Oh, and we’re already sharing the vast waters of the Great Lakes with our increasingly thirsty neighbours to the south.

The more we have – and aren’t even using – the more and more they need.

“You just have to look at the history of Canada to figure out what’s inevitably going to happen,” warns Lloyd Alter, a blogger and editor at TreeHugger.com.

“At some point, I believe the Americans are either just going to take the water, or we’re all going to make some deal and sell it.”

Alter has just written a fine and comprehensive article on the past – and future – of Canada’s water supply. The stakes are high, he warned.

And the game may already be afoot.

“I don’t think the Americans have to invade. They just have to put a price on it that makes it too good a deal to miss,” Alter said in an interview with Yahoo Canada.

“Let’s look at our current prime minister, and the deals that have been made at great cost to our environment – and economy – over oil from the tar sands in Alberta. I suspect that if we can spoil such a huge amount of land for oil, giving up a little bit of water for a lot of money isn’t going to be so hard for them to do.”

Canada’s bountiful fresh water reserves are already being controversially tapped. The Nestle corporation currently pays very little for the right to bottle and export huge volumes of water.

“This really is opening, for the first time in many, many years, a very big can of worms,” Alter notes.

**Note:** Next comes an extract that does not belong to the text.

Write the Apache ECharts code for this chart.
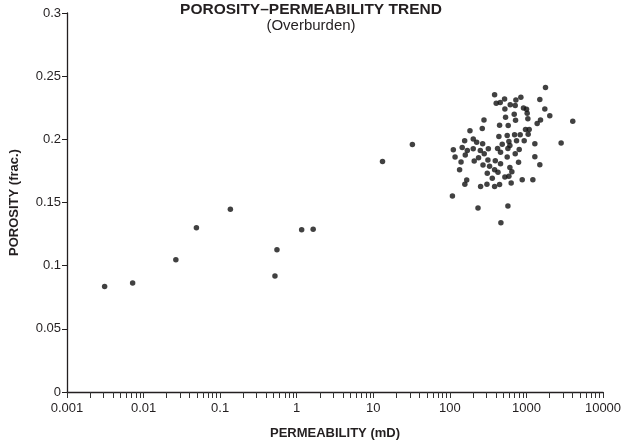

“I was really surprised to find that [federal NDP leader] Tom Mulcair, when he was environment minister in Quebec, actually thought this wasn’t such a bad idea. We ship electricity and we ship everything else. If we’ve got it and we can do it sustainably, since water is a renewable resource, why not? He has certainly backtracked, though.”

But Alter sees hope, and it’s coming from the American side. He cites a fresh renewal of manufacturing in the traditional Rust Belt region – the major U.S. cities lining the south shores of the largest fresh water depository on Earth, the Great Lakes.

“Detroit, Cleveland and Buffalo are really coming back in a big way, because they are have water and clean electricity from Niagara Falls,” he said.

“The states of Michigan, Ohio and New York are going to be really reticent about killing the goose that is laying the current golden egg.”

Alter acknowledges the huge industrial water desalination plants being built in places like San Diego, California, but warns the cost is simply too high.

“They’re making it, but they’d rather buy it,” he warned.

I believe our water’s going south one way or another, and we’d just better figure out a way to deal with it, so that at least we get something for it.